Searching for Something #18: The Roof of the World- Tibet
18: The Roof of the World
10 July 2002
We’re finally at the very Roof of the World, Shangri-La, the mystical kingdom of Tibet. We flew into Lhasa from Chengdu, away from the murky pollution-filled cities of China into the fresh thin mountain air. It’s been like entering a whole new, utterly fascinating world.
The Jokhang Temple is the most revered religious structure in Tibet, which becomes obvious even before entering. Numerous prostrating Tibetans line the front of the temple, lying flat on the ground, touching their heads and fanning their arms in devotion. Walking into the main chapel is a mystical experience that’s also enhanced by the dizzying lack of oxygen at Lhasa’s 3,600 meters (11,800 feet). It’s dimly lit with yak butter candles, incense floats through the air, and there’s the background murmur of monks and pilgrims muttering their repetitious chants.
Hoards of pilgrims make their way from shrine to shrine, touching their heads to the various blue-haired Buddha’s legs, rolling their prayer beads, and refilling the candles with yak butter from personal candles or thermoses. Many of them twirl prayer wheels a wooden stick with a cylindrical spinning top that’s attached to a pendulum. I don’t know if I’ve ever been in a more sacred place… and I definitely felt out of place as a tourist poking my nose in someone else’s religion. However, I am definitely made to feel welcome. Pilgrims pull us into their lines walking around the Barkhor pilgrim circuit surrounding the temple. Monks are smiley, friendly, and eager to explain their different artifacts in a mixture of sign language and broken English. Already, I feel that Tibetans are a world apart from the often rude and brusque Chinese.

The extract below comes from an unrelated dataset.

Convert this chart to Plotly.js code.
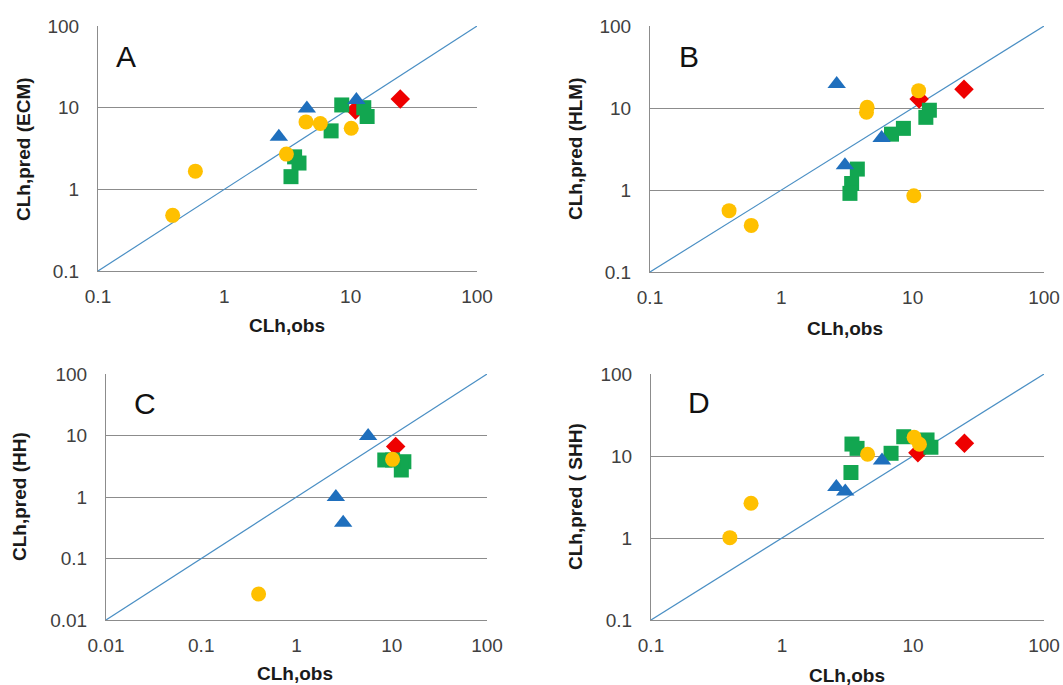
<!DOCTYPE html>
<html>
<head>
<meta charset="utf-8">
<script src="https://cdn.plot.ly/plotly-3.0.1.min.js"></script>
<style>html,body{margin:0;padding:0;background:#fff;}#chart{width:1063px;height:685px;}</style>
</head>
<body>
<div id="chart"></div>
<script>
// ---- Data ----
// Panel A: ECM
const aBlueX = [2.7, 4.5, 11.1];
const aBlueY = [4.4, 9.8, 12.4];
const aGreenX = [8.5, 12.7, 13.5, 7.0, 3.6, 3.9, 3.37];
const aGreenY = [10.8, 10.0, 7.8, 5.2, 2.5, 2.1, 1.43];
const aYellowX = [0.39, 0.59, 3.1, 4.43, 5.75, 10.1];
const aYellowY = [0.48, 1.67, 2.7, 6.7, 6.4, 5.6];
const aRedX = [10.9, 24.7];
const aRedY = [9.4, 12.8];
// Panel B: HLM
const bBlueX = [2.64, 3.05, 5.8];
const bBlueY = [19.6, 2.0, 4.3];
const bGreenX = [13.4, 12.6, 8.5, 6.9, 3.79, 3.43, 3.33];
const bGreenY = [9.4, 7.7, 5.65, 4.8, 1.8, 1.2, 0.91];
const bYellowX = [0.40, 0.59, 4.5, 4.45, 11.1, 10.2];
const bYellowY = [0.56, 0.37, 10.2, 8.9, 16.3, 0.85];
const bRedX = [11.2, 24.6];
const bRedY = [12.9, 16.9];
// Panel C: HH
const cBlueX = [5.65, 2.59, 3.09];
const cBlueY = [9.8, 1.0, 0.38];
const cGreenX = [8.45, 13.4, 12.6, 10.2];
const cGreenY = [4.0, 3.75, 2.75, 4.0];
const cYellowX = [10.2, 0.40];
const cYellowY = [4.1, 0.0265];
const cRedX = [11.0];
const cRedY = [6.6];
// Panel D: SHH
const dBlueX = [2.6, 3.04, 5.8];
const dBlueY = [4.2, 3.7, 8.8];
const dGreenX = [3.42, 3.74, 3.36, 6.8, 8.5, 12.8, 13.7];
const dGreenY = [14.0, 12.4, 6.3, 10.8, 17.2, 15.7, 12.8];
const dYellowX = [0.40, 0.58, 4.5, 10.2, 11.2];
const dYellowY = [1.01, 2.65, 10.5, 16.9, 13.9];
const dRedX = [10.9, 24.7];
const dRedY = [11.0, 14.3];
// Identity lines
const lineAB = [0.1, 100];
const lineC = [0.01, 100];
// Tick labels
const ticks3 = [0.1, 1, 10, 100];
const tickText3 = ['0.1', '1', '10', '100'];
const ticks4 = [0.01, 0.1, 1, 10, 100];
const tickText4 = ['0.01', '0.1', '1', '10', '100'];
// Titles
const panelLetters = ['A', 'B', 'C', 'D'];
const yTitles = ['CLh,pred (ECM)', 'CLh,pred (HLM)', 'CLh,pred (HH)', 'CLh,pred ( SHH)'];
const xTitle = 'CLh,obs';

// ---- Styles ----
const BLUE = '#1f6fbd', GREEN = '#12a650', YELLOW = '#ffc000', RED = '#ee0000';
const LINE = '#4a8fc4', GRID = '#8c8c8c';

function panelTraces(ax, lineXY, blueX, blueY, greenX, greenY, yellowX, yellowY, redX, redY) {
  const xa = 'x' + ax, ya = 'y' + ax;
  return [
    {x: lineXY, y: lineXY, xaxis: xa, yaxis: ya, mode: 'lines', line: {color: LINE, width: 1.2}, hoverinfo: 'skip'},
    {x: redX, y: redY, xaxis: xa, yaxis: ya, mode: 'markers', marker: {symbol: 'diamond', size: 15, color: RED}},
    {x: greenX, y: greenY, xaxis: xa, yaxis: ya, mode: 'markers', marker: {symbol: 'square', size: 15, color: GREEN}},
    {x: blueX, y: blueY, xaxis: xa, yaxis: ya, mode: 'markers', marker: {symbol: 'triangle-up', size: 16, color: BLUE}},
    {x: yellowX, y: yellowY, xaxis: xa, yaxis: ya, mode: 'markers', marker: {symbol: 'circle', size: 15, color: YELLOW}}
  ];
}

const data = [].concat(
  panelTraces('', lineAB, aBlueX, aBlueY, aGreenX, aGreenY, aYellowX, aYellowY, aRedX, aRedY),
  panelTraces('2', lineAB, bBlueX, bBlueY, bGreenX, bGreenY, bYellowX, bYellowY, bRedX, bRedY),
  panelTraces('3', lineC, cBlueX, cBlueY, cGreenX, cGreenY, cYellowX, cYellowY, cRedX, cRedY),
  panelTraces('4', lineAB, dBlueX, dBlueY, dGreenX, dGreenY, dYellowX, dYellowY, dRedX, dRedY)
);

const W = 1063, H = 685;
const px = v => v / W, py = v => 1 - v / H;
const tickFont = {family: 'Liberation Sans, Arial, sans-serif', size: 19, color: '#404040'};

function xAxis(dom, anchor, tv, tt, rng) {
  return {type: 'log', domain: dom, anchor: anchor, range: rng, tickvals: tv, ticktext: tt,
    showgrid: false, zeroline: false, showline: true, linecolor: GRID, linewidth: 1,
    ticks: '', tickfont: tickFont, ticklabelstandoff: 8, fixedrange: true};
}
function yAxis(dom, anchor, tv, tt, rng) {
  return {type: 'log', domain: dom, anchor: anchor, range: rng, tickvals: tv, ticktext: tt,
    showgrid: true, gridcolor: GRID, gridwidth: 1, zeroline: false, showline: true, linecolor: GRID, linewidth: 1,
    ticks: '', tickfont: tickFont, ticklabelstandoff: 14, fixedrange: true};
}

const ann = [];
const titleFont = {family: 'Liberation Sans, Arial, sans-serif', size: 19, color: '#1a1a1a', weight: 'bold'};
const letterFont = {family: 'Liberation Sans, Arial, sans-serif', size: 30, color: '#111111'};
const letterPos = [[126, 57], [689, 57], [145, 403], [699, 402]];
const xTitlePos = [[287, 325], [845, 328], [295, 673], [847, 675]];
const yTitlePos = [[23, 149], [575, 149], [19, 497], [575, 497]];
for (let i = 0; i < 4; i++) {
  ann.push({xref: 'paper', yref: 'paper', x: px(letterPos[i][0]), y: py(letterPos[i][1]), text: panelLetters[i],
    showarrow: false, xanchor: 'center', yanchor: 'middle', font: letterFont});
  ann.push({xref: 'paper', yref: 'paper', x: px(xTitlePos[i][0]), y: py(xTitlePos[i][1]), text: '<b>' + xTitle + '</b>',
    showarrow: false, xanchor: 'center', yanchor: 'middle', font: titleFont});
  ann.push({xref: 'paper', yref: 'paper', x: px(yTitlePos[i][0]), y: py(yTitlePos[i][1]), text: '<b>' + yTitles[i] + '</b>',
    showarrow: false, xanchor: 'center', yanchor: 'middle', textangle: -90, font: titleFont});
}

const layout = {
  width: W, height: H,
  margin: {l: 0, r: 0, t: 0, b: 0},
  paper_bgcolor: '#ffffff', plot_bgcolor: 'rgba(0,0,0,0)',
  showlegend: false,
  xaxis: xAxis([px(98), px(477)], 'y', ticks3, tickText3, [-1, 2]),
  yaxis: yAxis([py(271), py(26)], 'x', ticks3, tickText3, [-1, 2.0005]),
  xaxis2: xAxis([px(650), px(1044)], 'y2', ticks3, tickText3, [-1, 2]),
  yaxis2: yAxis([py(272), py(26)], 'x2', ticks3, tickText3, [-1, 2.0005]),
  xaxis3: xAxis([px(106), px(487)], 'y3', ticks4, tickText4, [-2, 2]),
  yaxis3: yAxis([py(620), py(374)], 'x3', ticks4, tickText4, [-2, 2.0005]),
  xaxis4: xAxis([px(651), px(1044)], 'y4', ticks3, tickText3, [-1, 2]),
  yaxis4: yAxis([py(620), py(374)], 'x4', ticks3, tickText3, [-1, 2.0005]),
  annotations: ann
};

Plotly.newPlot('chart', data, layout, {displayModeBar: false, staticPlot: true});
</script>
</body>
</html>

The Potola Palace, former home of the Dalai Lama, is probably Lhasa’s most famous image. It is one of the most wondrous buildings I’ve seen, rising on a hill above the skyline of Lhasa. While walking through the city, it’s very difficult to take your eyes off the structure. The bottom layers are of the nine-story White Palace. This somewhat resembles the Spanish-style architecture of white-washed brick buildings with rows of square windows, complete with flower-filled window boxes.
Rising up from this base is the sumptuous Red Palace whose dusky red hues somehow resemble both a fort and an intricate delicate structure at the same time. It’s said that Frank Lloyd Wright had a much-admired picture of the Potola hanging in his office. Inside the palace is a lot gloomier. In the Dalai Lama’s time, it was a bustling place that contained the seat of government as well as chapels, housing, and schools for religious training. Now, the palace is more like an empty museum. There are some pilgrims who wander the routes between each chapel and the tombs of former Dalai Lamas, but unfortunately there are many more huge, loud groups of Chinese tourists, gawking at the strange customs of one of their “liberated” lands.
Tibet is quite a sad place. Now it’s essentially a police state. Small armies of armed Chinese officers wander through the Jokhang and Potola. There are video cameras in the main Barkhor Square outside the Jokhang Temple, as historically it’s been a place of frequent uprisings. The police presence along the streets is unmistakable. They sit on every intersection, harassing the various pedicab drivers and fruit vendors for permits and licenses. Machine-gun-clad army men stroll the streets, scrutinizing everyone. Even sitting here in this internet cafe, I’ve been eyed by several wandering policemen (good thing they probably can’t read English). Lhasa has also become overrun by the Chinese, who are rapidly forcing the Tibetans into a minority. But somehow, despite all this, people seem friendly and relatively happy, at least on the surface.
We leave tomorrow to brave the Tibetan roads by jeep… on our way to Everest Base Camp!